Doch es gibt noch eine andere Art von verwirklichten Seelen, die nicht nur zum Höchsten hinaufklettern, sondern auch die Früchte des Baumes für die Welt herab bringen. Solche Seelen kommen herab, um zu manifestieren. Sie sagen: ‚Ich bin nicht zufrieden, wenn ich hier oben auf dem Baum sitze. Das ist nicht mein Ziel. Ich möchte mit der Menschheit teilen, was ich habe.’ Ein solcher Yogi kann den Baum nach Belieben hinauf- und hinabklettern. Wenn er herabkommt, bringt er von oben Mitgefühl, Frieden, Licht und Glückseligkeit herab und wenn er hinaufklettert, nimmt er die Menschheit mit sich. Er nimmt einige Menschen auf seine Schultern und klettert hinauf. Er wird diese Seelen eine Weile da oben lassen und dann wieder herabkommen, um ein paar weitere Seelen auf seine Schultern zu laden. Seine Fähigkeit ist unendlich viel größer als diejenige des Yogis, der nur zum Baum kommt und den Baum berührt. Dies stellt die höchste Art der Verwirklichung dar. In Indien gab es eine ganze Reihe spiritueller Meister, die teilweise verwirklicht waren. Sie haben den Fuß des Baumes berührt, sind jedoch nicht auf den höchsten Ast hinaufgeklettert. Sie werden von den Suchern für sehr große Meister gehalten, doch wenn man ihr Niveau mit demjenigen von Sri Krishna, Jesus Christus oder Buddha vergleicht, muss man eingestehen, dass jene, die den Baum nur berührt haben, nur eine teilweise Verwirklichung erreicht haben.

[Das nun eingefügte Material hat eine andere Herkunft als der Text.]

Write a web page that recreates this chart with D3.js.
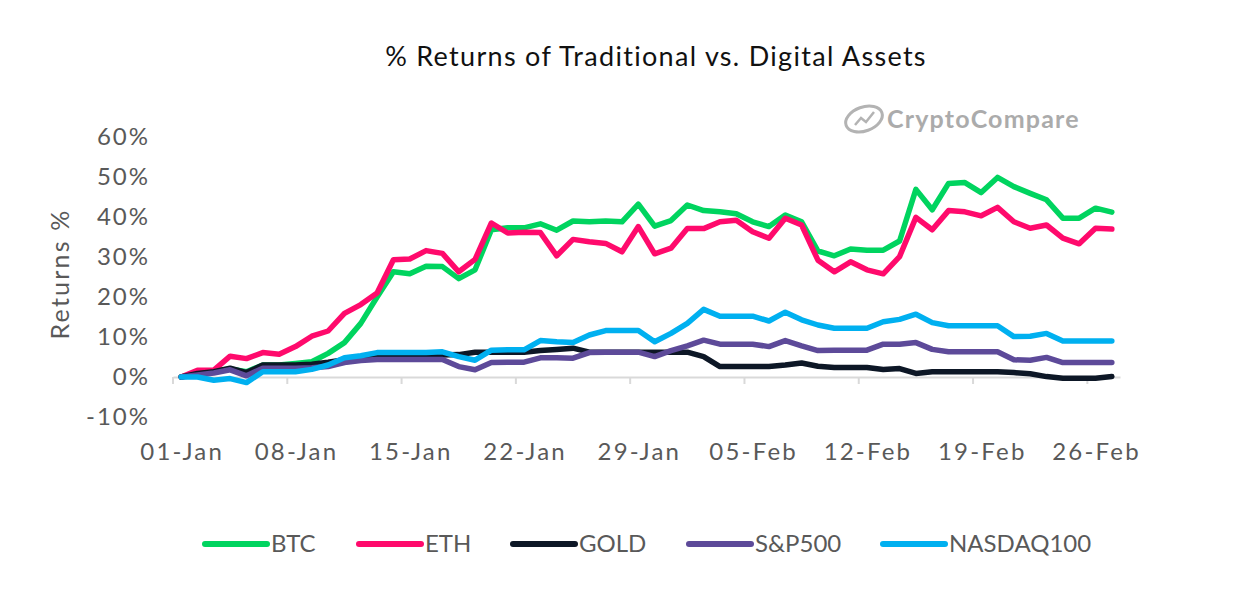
<!DOCTYPE html>
<html>
<head>
<meta charset="utf-8">
<script src="https://cdnjs.cloudflare.com/ajax/libs/d3/7.8.5/d3.min.js"></script>
<style>
  body { margin: 0; background: #fff; }
  svg text { font-family: Lato, "Open Sans", sans-serif; font-variant-ligatures: none; }
</style>
</head>
<body>
<div id="chart"></div>
<script>
// --- data ---
var dates = [
  "01-Jan","02-Jan","03-Jan","04-Jan","05-Jan","06-Jan","07-Jan","08-Jan","09-Jan","10-Jan",
  "11-Jan","12-Jan","13-Jan","14-Jan","15-Jan","16-Jan","17-Jan","18-Jan","19-Jan","20-Jan",
  "21-Jan","22-Jan","23-Jan","24-Jan","25-Jan","26-Jan","27-Jan","28-Jan","29-Jan","30-Jan",
  "31-Jan","01-Feb","02-Feb","03-Feb","04-Feb","05-Feb","06-Feb","07-Feb","08-Feb","09-Feb",
  "10-Feb","11-Feb","12-Feb","13-Feb","14-Feb","15-Feb","16-Feb","17-Feb","18-Feb","19-Feb",
  "20-Feb","21-Feb","22-Feb","23-Feb","24-Feb","25-Feb","26-Feb","27-Feb"
];
var tickLabels = ["01-Jan","08-Jan","15-Jan","22-Jan","29-Jan","05-Feb","12-Feb","19-Feb","26-Feb"];
var yTicks = [-10, 0, 10, 20, 30, 40, 50, 60];

var btc = [0,1,1.5,2,1.3,3,3,3.4,3.8,5.9,
  8.6,13.4,20,26.3,25.8,27.7,27.6,24.6,26.8,36.8,
  37.3,37.3,38.3,36.7,39,38.8,39,38.8,43.2,37.7,
  39.1,43,41.6,41.3,40.8,38.8,37.6,40.5,38.8,31.5,
  30.3,32,31.7,31.7,34,46.9,41.8,48.4,48.6,46.1,
  49.9,47.6,45.9,44.3,39.7,39.7,42.2,41.2];
var eth = [0,1.7,1.7,5.2,4.6,6.1,5.7,7.6,10.2,11.5,
  15.9,18.1,21,29.3,29.5,31.6,30.9,26.3,29.4,38.5,
  36,36.2,36.1,30.3,34.4,33.8,33.4,31.3,37.6,30.8,
  32.2,37.1,37.1,38.8,39.2,36.3,34.7,39.7,38,29.2,
  26.3,28.8,26.8,25.8,30.1,39.9,36.8,41.6,41.3,40.3,
  42.4,38.8,37.2,38,34.7,33.3,37.2,37];
var gold = [0,0.9,1.3,2.2,1.1,3,3,3,3.2,3.7,
  4.3,5,5.4,5.6,5.6,5.6,5.5,5.6,6.2,6.2,
  6.2,6.2,6.6,6.9,7.2,6.2,6.2,6.2,6.2,6.2,
  6.2,6.2,5.1,2.6,2.6,2.6,2.6,3,3.5,2.7,
  2.4,2.4,2.4,1.9,2.1,0.9,1.3,1.3,1.3,1.3,
  1.3,1.1,0.8,0.1,-0.3,-0.3,-0.3,0.1];
var sp500 = [0,0.5,1,1.8,0.3,2.2,2.2,2.2,2.3,2.6,
  3.6,4.1,4.4,4.4,4.4,4.4,4.4,2.6,1.8,3.6,
  3.7,3.7,4.8,4.8,4.7,6.1,6.2,6.2,6.2,5.1,
  6.6,7.8,9.2,8.2,8.2,8.2,7.6,9.1,7.8,6.6,
  6.7,6.7,6.7,8.2,8.2,8.6,6.9,6.3,6.3,6.3,
  6.3,4.3,4.2,4.9,3.6,3.6,3.6,3.6];
var nasdaq = [0,0,-0.8,-0.4,-1.4,1.3,1.3,1.3,1.9,3,
  4.8,5.3,6.1,6.1,6.1,6.1,6.3,5.1,4.2,6.7,
  6.8,6.8,9.1,8.8,8.6,10.5,11.6,11.6,11.6,8.8,
  10.9,13.4,16.9,15.2,15.2,15.2,14,16.2,14.3,13,
  12.2,12.2,12.2,13.8,14.4,15.7,13.6,12.8,12.8,12.8,
  12.8,10.1,10.2,10.9,9,9,9,9];

var seriesNames = ["BTC","ETH","GOLD","S&P500","NASDAQ100"];
var seriesColors = ["#00d45f","#ff0a6c","#0d1726","#5d4a99","#00b0f0"];
var seriesValues = [btc, eth, gold, sp500, nasdaq];

// --- chart ---
var width = 1233, height = 591;
var svg = d3.select("#chart").append("svg")
  .attr("width", width).attr("height", height);

var x = d3.scaleBand().domain(dates).range([173, 1120]).padding(0);
var y = d3.scaleLinear().domain([-10, 60]).range([417, 137]);
var textColor = "#595959";

svg.append("text")
  .attr("x", 656).attr("y", 66)
  .attr("text-anchor", "middle")
  .style("font-size", "27px").style("fill", "#111")
  .style("letter-spacing", "1.3px")
  .text("% Returns of Traditional vs. Digital Assets");

// watermark
var wm = svg.append("g").attr("transform", "translate(864,119)");
wm.append("ellipse").attr("rx", 19).attr("ry", 12)
  .attr("fill", "none").attr("stroke", "#b3b3b3").attr("stroke-width", 3)
  .attr("transform", "rotate(-20)");
wm.append("path").attr("d", "M-9,6 L-3,-1 L2,3 L10,-7")
  .attr("fill", "none").attr("stroke", "#b3b3b3").attr("stroke-width", 2.5);
wm.append("text").attr("x", 23).attr("y", 9)
  .style("font-size", "25px").style("font-weight", "bold").style("fill", "#ababab")
  .style("letter-spacing", "1.2px")
  .text("CryptoCompare");

// y axis labels
svg.append("g").selectAll("text").data(yTicks).enter().append("text")
  .attr("x", 150).attr("y", function(d) { return y(d); })
  .attr("dy", "0.35em").attr("text-anchor", "end")
  .style("font-size", "24px").style("fill", textColor)
  .style("letter-spacing", "2px")
  .text(function(d) { return d + "%"; });

svg.append("text")
  .attr("transform", "translate(69,274) rotate(-90)")
  .attr("text-anchor", "middle")
  .style("font-size", "25px").style("fill", textColor)
  .style("letter-spacing", "2.2px")
  .text("Returns %");

// x axis
var xAxis = d3.axisBottom(x)
  .tickValues(tickLabels)
  .tickSize(0)
  .tickFormat(function(d) { return d; });
var gx = svg.append("g").attr("transform", "translate(0," + y(0) + ")").call(xAxis);
gx.select(".domain").attr("stroke", "#d9d9d9").attr("stroke-width", 2);
gx.selectAll(".tick text")
  .attr("y", 75).attr("dy", "0.35em").attr("dx", "1px")
  .style("font-size", "24px").style("fill", textColor)
  .style("font-family", "Lato, sans-serif").style("letter-spacing", "2.2px");
gx.selectAll(".tick").append("line")
  .attr("x1", -x.bandwidth() / 2).attr("x2", -x.bandwidth() / 2)
  .attr("y1", 0).attr("y2", 7)
  .attr("stroke", "#d9d9d9").attr("stroke-width", 2);

// lines
var line = d3.line()
  .x(function(d, i) { return x(dates[i]) + x.bandwidth() / 2; })
  .y(function(d) { return y(d); });

svg.append("g").selectAll("path").data(seriesValues).enter().append("path")
  .attr("d", function(d) { return line(d); })
  .attr("fill", "none")
  .attr("stroke", function(d, i) { return seriesColors[i]; })
  .attr("stroke-width", 5.5)
  .attr("stroke-linejoin", "round")
  .attr("stroke-linecap", "round");

// legend
var legendX = [205, 359, 513, 689, 883];
var lg = svg.append("g").selectAll("g").data(seriesNames).enter().append("g")
  .attr("transform", function(d, i) { return "translate(" + legendX[i] + ",544)"; });
lg.append("line").attr("x1", 0).attr("x2", 62)
  .attr("stroke", function(d, i) { return seriesColors[i]; })
  .attr("stroke-width", 6).attr("stroke-linecap", "round");
lg.append("text").attr("x", 66).attr("dy", "0.35em")
  .style("font-size", "24px").style("fill", textColor)
  .text(function(d) { return d; });
</script>
</body>
</html>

Wenn ein Hindu einen Tropfen Gangeswasser berührt, wird er ein Gefühl von Reinheit spüren. Doch wenn jemand die Fähigkeit hat, über den Ganges zu schwimmen, wird er natürlich tiefer davon überzeugt sein, dass sein ganzer Körper gereinigt ist. Bei der Verwirklichung kann man ebenfalls mit einem Tropfen Nektar zufrieden sein, oder man kann sagen: ‚Nein, ich brauche den grenzenlosen Ozean.’ Man kann auch sagen: ‚Ich möchte mit den anderen teilen.’ Die Verwirklichung desjenigen, der die Fähigkeit besitzt, seine höchste Verwirklichung mit anderen zu teilen, ist der Verwirklichung der anderen beiden zweifellos überlegen.

Sri Ramakrishna pflegte über den jivakoti und den ishvarakoti zu sprechen. Der Jivakoti ist jemand, der Gott verwirklicht hat, jedoch nicht wieder in den Bereich der Manifestation eintreten will. Jemand, der ein Boot, ein kleines Boot besitzt, kann zwar das Meer der Unwissenheit selbst überqueren, doch er kann andere nicht mitnehmen. Der Ishvarakoti hingegen besitzt ein großes Schiff und kann Hunderte und Tausende von Menschenseelen mitnehmen und sie über das Meer der Unwissenheit führen. Er kommt wieder und wieder in die Welt, um die Menschen zu befreien.